Beijing has to carefully balance this move against the pitfalls and risks that any opening entails, and its measures will almost surely fall below U.S. expectations. Still, the trade war with the United States has raised the stakes for China and has also strengthened the voice of China's pro-reform camp, which sees greater market access as an impetus to the country's long-term reform and economic development. Trump hopes to tell U.S. autoworkers that he opened up China's auto market to foreign cars and will push for China's tariffs in the sector to be reduced. But nothing on the issue appears close to being finalized, and China will want a concrete reduction in U.S. pressure (that is, tariffs against itself) in exchange for increasing market access and reducing additional tariffs.

State-owned enterprises. Reform of state-owned enterprises (SOEs) is another area in which China could find ways to align its desire for change with U.S. demands. Beijing is not likely to reduce state support below U.S. targets in sectors central to its Made in China 2025 initiative like semiconductors and aviation, where China is racing to gain greater independence. But with its internal drive to boost the competitiveness of SOEs, Beijing will likely extend reforms that offer greater market access or ease state support in other areas. Indeed, internal Chinese policy debates in recent months have intensified, and officials are increasingly speaking of "competitive neutrality" when hinting at the next stage of reforms.

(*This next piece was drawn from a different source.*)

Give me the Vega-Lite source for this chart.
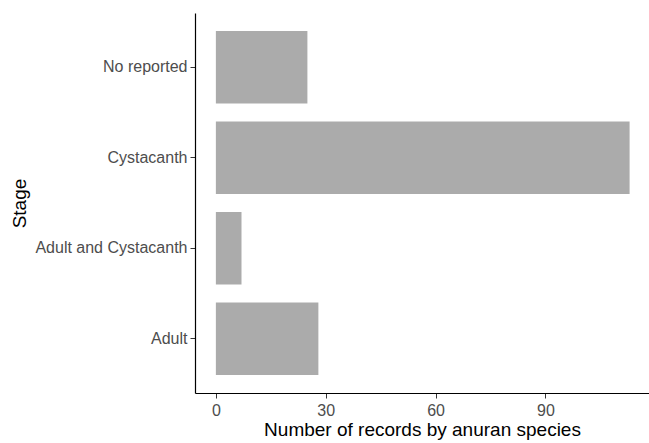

In this context, Beijing may be willing to offer more access for foreign and private capital in non-strategic industries such as finance, high-tech, telecom and energy, and to diversify SOE structures to include some private-sector shares to lessen the influence of state capital. However, there will be limits. While Beijing aims to assure both domestic and foreign private businesses of its commitment to reform, any changes will likely be used to defend the practices of its overseas SOEs from foreign governments.

What Are the Stakes?

Common ground and obvious concessions will take the United States and China only so far over the next 90 days. Issues such as cooperation in cyberspace and reducing automotive and other tariffs will be unlikely without reciprocal treatment from the United States. At the same time, there is the possibility that China will make enough concessions within the negotiation window that Washington will agree to extend the trade truce.

Whether any of China's concessions placate U.S. negotiators is another story. For this reason, the next stage of talks will boil down to a question of political will on the part of the White House. If the Trump administration feels compelled to claim a political win for a domestic audience, it can frame the easier trade concessions China is more likely to make as a "deal." But the U.S.-China economic divide is steeped in the two countries' broader strategic competition. This means there is more room for escalation, especially as Trump maintains the strong ideological conviction that tariffs are not just a hammer in negotiations, but also an essential tool for reducing trade deficits.